WHAT TO PRODUCE →
Scan the listing below and copy every line holding "this".

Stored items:
- - -

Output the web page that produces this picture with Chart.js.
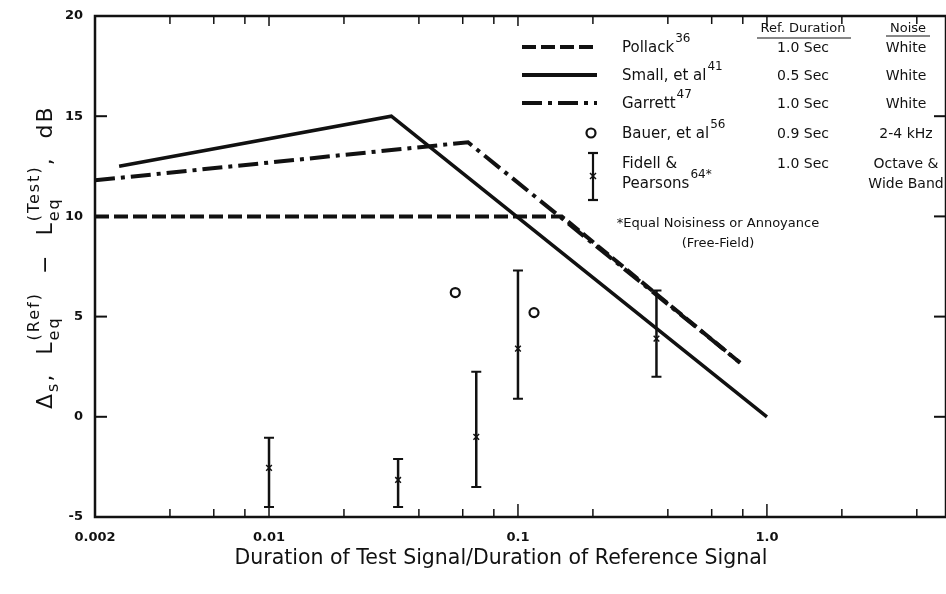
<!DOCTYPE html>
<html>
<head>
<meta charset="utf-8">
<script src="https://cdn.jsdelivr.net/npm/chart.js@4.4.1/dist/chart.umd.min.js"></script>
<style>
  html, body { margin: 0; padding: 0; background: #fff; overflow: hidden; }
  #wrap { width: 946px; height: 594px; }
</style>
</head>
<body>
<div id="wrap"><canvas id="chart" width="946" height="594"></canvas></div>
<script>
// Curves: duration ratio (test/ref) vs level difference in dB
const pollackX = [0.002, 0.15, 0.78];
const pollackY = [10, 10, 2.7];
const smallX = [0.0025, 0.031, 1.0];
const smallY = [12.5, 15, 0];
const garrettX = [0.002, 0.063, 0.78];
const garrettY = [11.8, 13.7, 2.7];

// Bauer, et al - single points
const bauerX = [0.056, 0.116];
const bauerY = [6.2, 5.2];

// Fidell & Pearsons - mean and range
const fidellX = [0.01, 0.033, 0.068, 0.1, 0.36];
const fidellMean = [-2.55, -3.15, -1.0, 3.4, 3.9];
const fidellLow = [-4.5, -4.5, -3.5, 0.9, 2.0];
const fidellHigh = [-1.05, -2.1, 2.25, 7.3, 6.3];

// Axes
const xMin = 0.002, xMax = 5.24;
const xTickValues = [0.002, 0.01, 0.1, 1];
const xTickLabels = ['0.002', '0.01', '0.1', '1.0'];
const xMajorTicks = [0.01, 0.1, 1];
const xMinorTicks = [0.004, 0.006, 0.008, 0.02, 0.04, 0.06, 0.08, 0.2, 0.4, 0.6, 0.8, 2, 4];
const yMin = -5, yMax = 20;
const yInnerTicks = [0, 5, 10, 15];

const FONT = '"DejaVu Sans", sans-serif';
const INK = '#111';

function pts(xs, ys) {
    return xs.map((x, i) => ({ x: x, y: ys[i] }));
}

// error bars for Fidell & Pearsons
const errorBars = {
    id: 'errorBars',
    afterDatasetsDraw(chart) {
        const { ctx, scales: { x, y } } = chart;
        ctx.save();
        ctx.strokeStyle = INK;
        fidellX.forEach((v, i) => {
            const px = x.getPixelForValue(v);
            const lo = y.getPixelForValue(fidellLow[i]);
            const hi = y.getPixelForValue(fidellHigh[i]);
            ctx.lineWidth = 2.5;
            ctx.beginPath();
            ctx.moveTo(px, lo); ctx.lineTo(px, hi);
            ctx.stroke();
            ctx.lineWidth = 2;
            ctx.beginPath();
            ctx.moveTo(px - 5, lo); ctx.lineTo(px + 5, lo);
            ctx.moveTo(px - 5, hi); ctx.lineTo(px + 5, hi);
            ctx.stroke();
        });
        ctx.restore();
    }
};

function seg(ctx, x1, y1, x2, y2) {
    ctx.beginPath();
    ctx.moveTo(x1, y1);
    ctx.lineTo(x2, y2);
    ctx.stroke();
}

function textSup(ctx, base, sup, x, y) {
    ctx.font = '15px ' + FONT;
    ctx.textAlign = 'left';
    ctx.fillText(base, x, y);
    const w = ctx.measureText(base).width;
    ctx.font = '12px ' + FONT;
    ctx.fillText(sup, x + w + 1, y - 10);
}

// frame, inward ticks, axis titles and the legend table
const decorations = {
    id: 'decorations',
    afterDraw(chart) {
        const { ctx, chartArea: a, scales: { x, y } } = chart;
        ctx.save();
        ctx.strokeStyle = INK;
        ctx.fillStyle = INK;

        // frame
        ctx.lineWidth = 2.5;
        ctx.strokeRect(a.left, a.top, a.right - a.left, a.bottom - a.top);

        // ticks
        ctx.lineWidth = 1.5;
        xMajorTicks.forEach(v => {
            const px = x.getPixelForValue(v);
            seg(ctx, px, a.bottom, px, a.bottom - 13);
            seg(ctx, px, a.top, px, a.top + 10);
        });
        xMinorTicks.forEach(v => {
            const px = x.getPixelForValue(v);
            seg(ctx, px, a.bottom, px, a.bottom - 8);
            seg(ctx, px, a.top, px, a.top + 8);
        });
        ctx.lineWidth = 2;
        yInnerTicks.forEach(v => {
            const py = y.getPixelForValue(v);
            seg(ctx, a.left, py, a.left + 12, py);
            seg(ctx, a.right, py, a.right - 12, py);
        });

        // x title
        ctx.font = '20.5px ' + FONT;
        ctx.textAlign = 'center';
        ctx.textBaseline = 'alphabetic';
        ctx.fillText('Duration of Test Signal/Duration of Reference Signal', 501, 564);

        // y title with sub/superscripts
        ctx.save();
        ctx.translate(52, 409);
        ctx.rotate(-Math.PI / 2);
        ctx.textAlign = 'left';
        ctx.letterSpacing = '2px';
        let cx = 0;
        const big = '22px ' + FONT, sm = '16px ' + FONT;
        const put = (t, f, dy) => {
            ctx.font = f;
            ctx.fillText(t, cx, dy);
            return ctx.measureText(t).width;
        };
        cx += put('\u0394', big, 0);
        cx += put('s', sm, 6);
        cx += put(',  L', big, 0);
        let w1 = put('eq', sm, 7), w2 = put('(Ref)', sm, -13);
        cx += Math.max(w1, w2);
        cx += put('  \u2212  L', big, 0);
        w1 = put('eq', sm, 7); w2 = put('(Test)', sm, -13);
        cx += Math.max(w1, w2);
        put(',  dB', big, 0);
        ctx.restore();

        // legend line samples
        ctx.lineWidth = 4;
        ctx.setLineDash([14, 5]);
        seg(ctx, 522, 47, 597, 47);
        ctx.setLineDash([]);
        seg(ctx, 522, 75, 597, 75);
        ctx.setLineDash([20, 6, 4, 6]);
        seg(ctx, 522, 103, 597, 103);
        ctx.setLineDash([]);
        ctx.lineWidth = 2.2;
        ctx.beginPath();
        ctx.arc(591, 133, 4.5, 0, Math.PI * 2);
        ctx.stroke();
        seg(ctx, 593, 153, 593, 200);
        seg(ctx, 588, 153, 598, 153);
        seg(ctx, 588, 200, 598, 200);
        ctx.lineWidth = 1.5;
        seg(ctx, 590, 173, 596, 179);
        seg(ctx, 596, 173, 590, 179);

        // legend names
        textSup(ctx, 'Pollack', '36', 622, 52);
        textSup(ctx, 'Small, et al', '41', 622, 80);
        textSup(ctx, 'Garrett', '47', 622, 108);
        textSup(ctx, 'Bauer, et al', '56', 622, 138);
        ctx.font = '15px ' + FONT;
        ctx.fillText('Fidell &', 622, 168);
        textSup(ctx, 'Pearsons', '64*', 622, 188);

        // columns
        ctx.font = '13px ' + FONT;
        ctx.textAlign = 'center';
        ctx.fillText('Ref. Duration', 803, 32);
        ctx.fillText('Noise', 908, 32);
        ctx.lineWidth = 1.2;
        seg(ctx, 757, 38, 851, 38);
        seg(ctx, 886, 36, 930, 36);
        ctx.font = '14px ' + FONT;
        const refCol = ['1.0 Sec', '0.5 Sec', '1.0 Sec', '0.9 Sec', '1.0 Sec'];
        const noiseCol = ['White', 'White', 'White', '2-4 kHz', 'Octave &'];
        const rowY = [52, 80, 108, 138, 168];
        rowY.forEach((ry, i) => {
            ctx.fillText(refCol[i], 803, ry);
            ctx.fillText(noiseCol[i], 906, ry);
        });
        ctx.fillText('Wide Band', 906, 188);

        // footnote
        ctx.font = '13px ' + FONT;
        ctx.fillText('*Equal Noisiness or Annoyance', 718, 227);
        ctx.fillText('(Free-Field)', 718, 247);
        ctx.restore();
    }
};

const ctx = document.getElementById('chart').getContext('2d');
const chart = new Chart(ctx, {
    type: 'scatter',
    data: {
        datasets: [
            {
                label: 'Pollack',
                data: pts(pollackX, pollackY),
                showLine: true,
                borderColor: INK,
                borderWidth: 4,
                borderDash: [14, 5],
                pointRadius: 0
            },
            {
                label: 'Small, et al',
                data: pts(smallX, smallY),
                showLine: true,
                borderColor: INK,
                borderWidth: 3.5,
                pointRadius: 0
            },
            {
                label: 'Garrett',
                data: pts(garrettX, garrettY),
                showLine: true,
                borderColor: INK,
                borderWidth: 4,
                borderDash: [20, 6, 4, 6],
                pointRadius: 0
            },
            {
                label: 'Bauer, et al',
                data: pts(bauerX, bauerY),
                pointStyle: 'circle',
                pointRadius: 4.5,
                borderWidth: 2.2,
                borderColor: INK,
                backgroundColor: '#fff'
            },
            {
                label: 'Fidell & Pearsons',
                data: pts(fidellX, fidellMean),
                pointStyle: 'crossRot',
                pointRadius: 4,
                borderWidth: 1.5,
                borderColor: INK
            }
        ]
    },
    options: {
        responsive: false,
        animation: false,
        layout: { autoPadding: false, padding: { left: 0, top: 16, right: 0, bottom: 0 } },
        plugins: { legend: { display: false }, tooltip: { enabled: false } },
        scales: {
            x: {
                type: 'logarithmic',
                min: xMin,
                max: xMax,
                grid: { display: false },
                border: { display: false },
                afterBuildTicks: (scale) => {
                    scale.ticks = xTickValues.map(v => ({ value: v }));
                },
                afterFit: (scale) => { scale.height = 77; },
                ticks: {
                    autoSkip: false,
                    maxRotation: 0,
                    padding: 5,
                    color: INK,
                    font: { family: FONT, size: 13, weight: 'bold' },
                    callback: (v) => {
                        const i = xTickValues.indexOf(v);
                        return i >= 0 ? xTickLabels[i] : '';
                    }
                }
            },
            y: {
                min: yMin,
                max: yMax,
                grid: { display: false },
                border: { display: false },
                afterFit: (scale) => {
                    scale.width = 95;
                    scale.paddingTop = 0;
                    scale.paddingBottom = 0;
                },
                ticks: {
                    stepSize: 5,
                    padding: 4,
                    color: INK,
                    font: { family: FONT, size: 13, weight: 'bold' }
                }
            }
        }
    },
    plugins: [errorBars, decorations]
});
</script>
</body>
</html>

- - -

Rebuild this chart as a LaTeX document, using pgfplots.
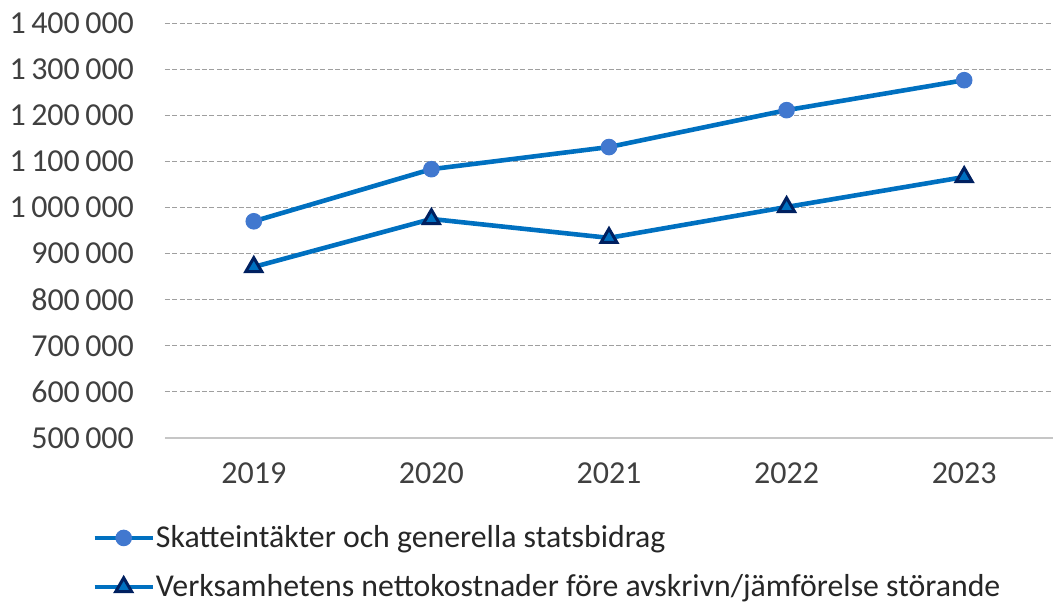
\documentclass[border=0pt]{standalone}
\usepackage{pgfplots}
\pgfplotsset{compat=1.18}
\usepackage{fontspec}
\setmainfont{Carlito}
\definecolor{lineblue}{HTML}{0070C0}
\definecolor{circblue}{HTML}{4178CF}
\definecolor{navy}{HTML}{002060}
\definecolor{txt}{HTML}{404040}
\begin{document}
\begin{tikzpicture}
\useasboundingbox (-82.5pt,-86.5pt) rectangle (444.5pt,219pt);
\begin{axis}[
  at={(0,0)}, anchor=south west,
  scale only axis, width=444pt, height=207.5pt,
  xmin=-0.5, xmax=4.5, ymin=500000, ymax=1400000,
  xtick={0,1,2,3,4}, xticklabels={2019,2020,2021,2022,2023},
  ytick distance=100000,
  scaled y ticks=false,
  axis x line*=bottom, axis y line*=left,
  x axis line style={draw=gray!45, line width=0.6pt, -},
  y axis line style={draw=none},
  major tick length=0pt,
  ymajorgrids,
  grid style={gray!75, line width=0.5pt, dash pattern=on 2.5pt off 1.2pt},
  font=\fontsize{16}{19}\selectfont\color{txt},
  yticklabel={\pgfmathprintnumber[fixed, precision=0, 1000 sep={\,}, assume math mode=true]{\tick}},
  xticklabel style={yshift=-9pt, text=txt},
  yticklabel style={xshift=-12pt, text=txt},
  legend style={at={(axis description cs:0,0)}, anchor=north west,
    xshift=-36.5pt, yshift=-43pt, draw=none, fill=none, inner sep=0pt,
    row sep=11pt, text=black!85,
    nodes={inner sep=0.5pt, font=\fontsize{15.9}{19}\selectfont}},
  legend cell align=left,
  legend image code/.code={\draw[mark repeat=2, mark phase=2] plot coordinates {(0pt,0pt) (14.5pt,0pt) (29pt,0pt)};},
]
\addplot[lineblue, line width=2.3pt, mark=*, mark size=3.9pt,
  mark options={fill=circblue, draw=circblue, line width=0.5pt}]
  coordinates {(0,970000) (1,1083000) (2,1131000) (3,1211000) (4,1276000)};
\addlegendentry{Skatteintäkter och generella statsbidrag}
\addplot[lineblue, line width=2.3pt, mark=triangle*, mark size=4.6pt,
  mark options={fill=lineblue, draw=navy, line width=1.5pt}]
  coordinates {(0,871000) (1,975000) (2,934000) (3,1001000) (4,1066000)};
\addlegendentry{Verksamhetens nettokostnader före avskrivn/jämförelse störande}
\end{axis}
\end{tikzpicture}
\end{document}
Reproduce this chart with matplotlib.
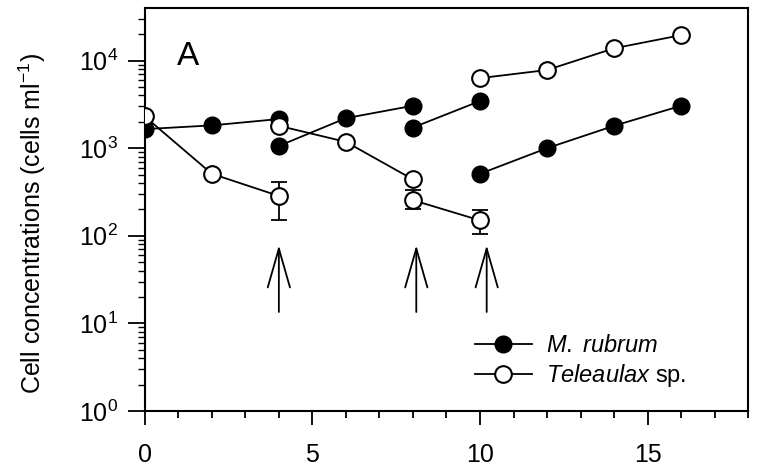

- - -

EXPECTED ANSWER →
Output the web page that produces this picture with Chart.js.
Rebuild this chart as a LaTeX document, using pgfplots.
Reproduce this chart with matplotlib.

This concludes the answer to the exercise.